# Exercise directions
All of the data needs to be repeated exactly.

···

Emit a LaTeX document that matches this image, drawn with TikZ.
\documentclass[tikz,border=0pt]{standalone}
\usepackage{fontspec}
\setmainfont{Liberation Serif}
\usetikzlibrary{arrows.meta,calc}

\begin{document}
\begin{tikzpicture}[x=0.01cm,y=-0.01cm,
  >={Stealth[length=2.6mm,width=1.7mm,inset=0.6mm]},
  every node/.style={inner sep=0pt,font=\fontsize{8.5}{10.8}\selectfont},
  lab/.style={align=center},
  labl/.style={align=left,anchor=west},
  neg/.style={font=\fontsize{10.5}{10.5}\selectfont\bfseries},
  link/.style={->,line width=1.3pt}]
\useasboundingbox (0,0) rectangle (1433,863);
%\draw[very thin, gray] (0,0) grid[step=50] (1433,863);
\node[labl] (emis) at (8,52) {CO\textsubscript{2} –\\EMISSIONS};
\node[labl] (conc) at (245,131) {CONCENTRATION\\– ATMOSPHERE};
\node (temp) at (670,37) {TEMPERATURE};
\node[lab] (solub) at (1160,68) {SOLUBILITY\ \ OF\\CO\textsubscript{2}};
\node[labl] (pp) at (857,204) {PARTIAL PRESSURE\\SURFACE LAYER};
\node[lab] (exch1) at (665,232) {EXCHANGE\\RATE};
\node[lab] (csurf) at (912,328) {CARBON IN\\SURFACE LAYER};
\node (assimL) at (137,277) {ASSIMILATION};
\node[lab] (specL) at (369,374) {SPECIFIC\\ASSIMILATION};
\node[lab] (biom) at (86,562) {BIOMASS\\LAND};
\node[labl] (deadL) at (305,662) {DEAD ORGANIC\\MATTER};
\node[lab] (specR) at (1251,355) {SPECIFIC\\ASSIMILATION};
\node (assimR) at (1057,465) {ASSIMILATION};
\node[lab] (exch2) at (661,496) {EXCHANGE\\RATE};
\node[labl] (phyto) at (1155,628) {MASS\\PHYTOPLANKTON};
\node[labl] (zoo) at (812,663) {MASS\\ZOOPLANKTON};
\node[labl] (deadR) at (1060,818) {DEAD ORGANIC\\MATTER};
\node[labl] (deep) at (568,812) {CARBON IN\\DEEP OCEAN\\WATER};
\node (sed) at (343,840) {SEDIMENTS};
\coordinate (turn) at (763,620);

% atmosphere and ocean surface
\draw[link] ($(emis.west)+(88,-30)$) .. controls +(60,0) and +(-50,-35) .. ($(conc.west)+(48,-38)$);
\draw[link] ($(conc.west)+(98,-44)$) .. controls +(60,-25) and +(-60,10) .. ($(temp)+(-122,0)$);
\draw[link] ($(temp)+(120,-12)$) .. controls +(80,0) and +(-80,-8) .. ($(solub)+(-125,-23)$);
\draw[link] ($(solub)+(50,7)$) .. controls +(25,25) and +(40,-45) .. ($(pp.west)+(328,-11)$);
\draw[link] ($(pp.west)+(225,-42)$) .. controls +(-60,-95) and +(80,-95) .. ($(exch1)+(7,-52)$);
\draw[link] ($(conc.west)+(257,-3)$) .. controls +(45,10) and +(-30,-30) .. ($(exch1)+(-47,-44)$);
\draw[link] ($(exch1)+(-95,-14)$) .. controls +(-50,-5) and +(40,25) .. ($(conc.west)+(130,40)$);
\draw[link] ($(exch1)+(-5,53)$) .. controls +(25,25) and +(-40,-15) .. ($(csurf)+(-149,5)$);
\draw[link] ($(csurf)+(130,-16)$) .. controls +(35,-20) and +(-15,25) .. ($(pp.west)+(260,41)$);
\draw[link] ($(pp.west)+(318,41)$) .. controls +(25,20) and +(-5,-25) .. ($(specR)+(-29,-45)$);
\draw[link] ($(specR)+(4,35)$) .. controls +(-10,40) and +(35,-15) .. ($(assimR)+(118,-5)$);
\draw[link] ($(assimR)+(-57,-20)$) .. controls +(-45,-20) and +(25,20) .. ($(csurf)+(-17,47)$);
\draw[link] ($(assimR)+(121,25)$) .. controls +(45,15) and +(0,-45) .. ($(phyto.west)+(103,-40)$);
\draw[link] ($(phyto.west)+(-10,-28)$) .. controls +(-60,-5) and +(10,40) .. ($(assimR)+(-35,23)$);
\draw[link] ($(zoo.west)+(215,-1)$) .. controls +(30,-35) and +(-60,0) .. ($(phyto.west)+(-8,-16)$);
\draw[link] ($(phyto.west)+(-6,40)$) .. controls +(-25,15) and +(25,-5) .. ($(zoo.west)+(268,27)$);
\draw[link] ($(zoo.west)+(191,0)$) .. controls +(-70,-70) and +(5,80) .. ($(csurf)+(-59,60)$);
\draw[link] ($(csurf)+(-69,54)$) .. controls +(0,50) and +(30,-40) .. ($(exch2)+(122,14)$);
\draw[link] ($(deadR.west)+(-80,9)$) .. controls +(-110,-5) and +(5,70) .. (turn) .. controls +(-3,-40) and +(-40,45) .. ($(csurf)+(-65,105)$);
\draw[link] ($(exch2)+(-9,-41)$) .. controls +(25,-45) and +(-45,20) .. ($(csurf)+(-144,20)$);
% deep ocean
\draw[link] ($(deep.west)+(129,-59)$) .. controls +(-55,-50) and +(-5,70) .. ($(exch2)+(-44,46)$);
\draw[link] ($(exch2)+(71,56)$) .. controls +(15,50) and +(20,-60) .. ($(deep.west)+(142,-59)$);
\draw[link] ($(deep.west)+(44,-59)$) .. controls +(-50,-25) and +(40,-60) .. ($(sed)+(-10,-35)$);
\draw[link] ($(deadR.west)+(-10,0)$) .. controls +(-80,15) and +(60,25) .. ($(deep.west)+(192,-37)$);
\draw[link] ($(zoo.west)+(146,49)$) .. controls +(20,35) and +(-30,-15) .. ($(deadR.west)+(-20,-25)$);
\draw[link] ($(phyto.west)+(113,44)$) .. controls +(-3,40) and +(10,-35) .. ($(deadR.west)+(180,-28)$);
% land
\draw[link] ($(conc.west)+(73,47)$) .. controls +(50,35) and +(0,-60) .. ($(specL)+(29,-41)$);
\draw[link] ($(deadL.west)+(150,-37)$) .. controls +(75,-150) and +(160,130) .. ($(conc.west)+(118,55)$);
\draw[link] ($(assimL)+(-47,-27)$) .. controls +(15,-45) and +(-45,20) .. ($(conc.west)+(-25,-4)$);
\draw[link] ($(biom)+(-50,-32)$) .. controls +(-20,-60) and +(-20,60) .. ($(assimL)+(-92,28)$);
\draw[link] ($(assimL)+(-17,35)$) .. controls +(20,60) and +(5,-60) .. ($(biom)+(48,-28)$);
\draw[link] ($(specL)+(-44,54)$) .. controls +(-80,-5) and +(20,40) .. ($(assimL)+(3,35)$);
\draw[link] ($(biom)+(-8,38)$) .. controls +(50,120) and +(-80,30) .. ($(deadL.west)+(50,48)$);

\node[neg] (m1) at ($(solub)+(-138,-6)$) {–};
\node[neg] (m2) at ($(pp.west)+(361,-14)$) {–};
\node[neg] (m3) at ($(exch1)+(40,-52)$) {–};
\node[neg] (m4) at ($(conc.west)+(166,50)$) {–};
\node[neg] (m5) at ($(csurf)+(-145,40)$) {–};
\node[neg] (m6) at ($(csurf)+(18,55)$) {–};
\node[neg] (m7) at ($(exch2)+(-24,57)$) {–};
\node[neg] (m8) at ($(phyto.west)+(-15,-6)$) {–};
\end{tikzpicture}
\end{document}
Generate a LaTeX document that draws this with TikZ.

···

# Answer to this exercise
Emit a LaTeX document that matches this image, drawn with TikZ.
\documentclass[tikz,border=0pt]{standalone}
\usepackage{fontspec}
\setmainfont{Liberation Serif}
\usetikzlibrary{arrows.meta,calc}

\begin{document}
\begin{tikzpicture}[x=0.01cm,y=-0.01cm,
  >={Stealth[length=2.6mm,width=1.7mm,inset=0.6mm]},
  every node/.style={inner sep=0pt,font=\fontsize{8.5}{10.8}\selectfont},
  lab/.style={align=center},
  labl/.style={align=left,anchor=west},
  neg/.style={font=\fontsize{10.5}{10.5}\selectfont\bfseries},
  link/.style={->,line width=1.3pt}]
\useasboundingbox (0,0) rectangle (1433,863);
%\draw[very thin, gray] (0,0) grid[step=50] (1433,863);
\node[labl] (emis) at (8,52) {CO\textsubscript{2} –\\EMISSIONS};
\node[labl] (conc) at (245,131) {CONCENTRATION\\– ATMOSPHERE};
\node (temp) at (670,37) {TEMPERATURE};
\node[lab] (solub) at (1160,68) {SOLUBILITY\ \ OF\\CO\textsubscript{2}};
\node[labl] (pp) at (857,204) {PARTIAL PRESSURE\\SURFACE LAYER};
\node[lab] (exch1) at (665,232) {EXCHANGE\\RATE};
\node[lab] (csurf) at (912,328) {CARBON IN\\SURFACE LAYER};
\node (assimL) at (137,277) {ASSIMILATION};
\node[lab] (specL) at (369,374) {SPECIFIC\\ASSIMILATION};
\node[lab] (biom) at (86,562) {BIOMASS\\LAND};
\node[labl] (deadL) at (305,662) {DEAD ORGANIC\\MATTER};
\node[lab] (specR) at (1251,355) {SPECIFIC\\ASSIMILATION};
\node (assimR) at (1057,465) {ASSIMILATION};
\node[lab] (exch2) at (661,496) {EXCHANGE\\RATE};
\node[labl] (phyto) at (1155,628) {MASS\\PHYTOPLANKTON};
\node[labl] (zoo) at (812,663) {MASS\\ZOOPLANKTON};
\node[labl] (deadR) at (1060,818) {DEAD ORGANIC\\MATTER};
\node[labl] (deep) at (568,812) {CARBON IN\\DEEP OCEAN\\WATER};
\node (sed) at (343,840) {SEDIMENTS};
\coordinate (turn) at (763,620);

% atmosphere and ocean surface
\draw[link] ($(emis.west)+(88,-30)$) .. controls +(60,0) and +(-50,-35) .. ($(conc.west)+(48,-38)$);
\draw[link] ($(conc.west)+(98,-44)$) .. controls +(60,-25) and +(-60,10) .. ($(temp)+(-122,0)$);
\draw[link] ($(temp)+(120,-12)$) .. controls +(80,0) and +(-80,-8) .. ($(solub)+(-125,-23)$);
\draw[link] ($(solub)+(50,7)$) .. controls +(25,25) and +(40,-45) .. ($(pp.west)+(328,-11)$);
\draw[link] ($(pp.west)+(225,-42)$) .. controls +(-60,-95) and +(80,-95) .. ($(exch1)+(7,-52)$);
\draw[link] ($(conc.west)+(257,-3)$) .. controls +(45,10) and +(-30,-30) .. ($(exch1)+(-47,-44)$);
\draw[link] ($(exch1)+(-95,-14)$) .. controls +(-50,-5) and +(40,25) .. ($(conc.west)+(130,40)$);
\draw[link] ($(exch1)+(-5,53)$) .. controls +(25,25) and +(-40,-15) .. ($(csurf)+(-149,5)$);
\draw[link] ($(csurf)+(130,-16)$) .. controls +(35,-20) and +(-15,25) .. ($(pp.west)+(260,41)$);
\draw[link] ($(pp.west)+(318,41)$) .. controls +(25,20) and +(-5,-25) .. ($(specR)+(-29,-45)$);
\draw[link] ($(specR)+(4,35)$) .. controls +(-10,40) and +(35,-15) .. ($(assimR)+(118,-5)$);
\draw[link] ($(assimR)+(-57,-20)$) .. controls +(-45,-20) and +(25,20) .. ($(csurf)+(-17,47)$);
\draw[link] ($(assimR)+(121,25)$) .. controls +(45,15) and +(0,-45) .. ($(phyto.west)+(103,-40)$);
\draw[link] ($(phyto.west)+(-10,-28)$) .. controls +(-60,-5) and +(10,40) .. ($(assimR)+(-35,23)$);
\draw[link] ($(zoo.west)+(215,-1)$) .. controls +(30,-35) and +(-60,0) .. ($(phyto.west)+(-8,-16)$);
\draw[link] ($(phyto.west)+(-6,40)$) .. controls +(-25,15) and +(25,-5) .. ($(zoo.west)+(268,27)$);
\draw[link] ($(zoo.west)+(191,0)$) .. controls +(-70,-70) and +(5,80) .. ($(csurf)+(-59,60)$);
\draw[link] ($(csurf)+(-69,54)$) .. controls +(0,50) and +(30,-40) .. ($(exch2)+(122,14)$);
\draw[link] ($(deadR.west)+(-80,9)$) .. controls +(-110,-5) and +(5,70) .. (turn) .. controls +(-3,-40) and +(-40,45) .. ($(csurf)+(-65,105)$);
\draw[link] ($(exch2)+(-9,-41)$) .. controls +(25,-45) and +(-45,20) .. ($(csurf)+(-144,20)$);
% deep ocean
\draw[link] ($(deep.west)+(129,-59)$) .. controls +(-55,-50) and +(-5,70) .. ($(exch2)+(-44,46)$);
\draw[link] ($(exch2)+(71,56)$) .. controls +(15,50) and +(20,-60) .. ($(deep.west)+(142,-59)$);
\draw[link] ($(deep.west)+(44,-59)$) .. controls +(-50,-25) and +(40,-60) .. ($(sed)+(-10,-35)$);
\draw[link] ($(deadR.west)+(-10,0)$) .. controls +(-80,15) and +(60,25) .. ($(deep.west)+(192,-37)$);
\draw[link] ($(zoo.west)+(146,49)$) .. controls +(20,35) and +(-30,-15) .. ($(deadR.west)+(-20,-25)$);
\draw[link] ($(phyto.west)+(113,44)$) .. controls +(-3,40) and +(10,-35) .. ($(deadR.west)+(180,-28)$);
% land
\draw[link] ($(conc.west)+(73,47)$) .. controls +(50,35) and +(0,-60) .. ($(specL)+(29,-41)$);
\draw[link] ($(deadL.west)+(150,-37)$) .. controls +(75,-150) and +(160,130) .. ($(conc.west)+(118,55)$);
\draw[link] ($(assimL)+(-47,-27)$) .. controls +(15,-45) and +(-45,20) .. ($(conc.west)+(-25,-4)$);
\draw[link] ($(biom)+(-50,-32)$) .. controls +(-20,-60) and +(-20,60) .. ($(assimL)+(-92,28)$);
\draw[link] ($(assimL)+(-17,35)$) .. controls +(20,60) and +(5,-60) .. ($(biom)+(48,-28)$);
\draw[link] ($(specL)+(-44,54)$) .. controls +(-80,-5) and +(20,40) .. ($(assimL)+(3,35)$);
\draw[link] ($(biom)+(-8,38)$) .. controls +(50,120) and +(-80,30) .. ($(deadL.west)+(50,48)$);

\node[neg] (m1) at ($(solub)+(-138,-6)$) {–};
\node[neg] (m2) at ($(pp.west)+(361,-14)$) {–};
\node[neg] (m3) at ($(exch1)+(40,-52)$) {–};
\node[neg] (m4) at ($(conc.west)+(166,50)$) {–};
\node[neg] (m5) at ($(csurf)+(-145,40)$) {–};
\node[neg] (m6) at ($(csurf)+(18,55)$) {–};
\node[neg] (m7) at ($(exch2)+(-24,57)$) {–};
\node[neg] (m8) at ($(phyto.west)+(-15,-6)$) {–};
\end{tikzpicture}
\end{document}
Generate a LaTeX document that draws this with TikZ.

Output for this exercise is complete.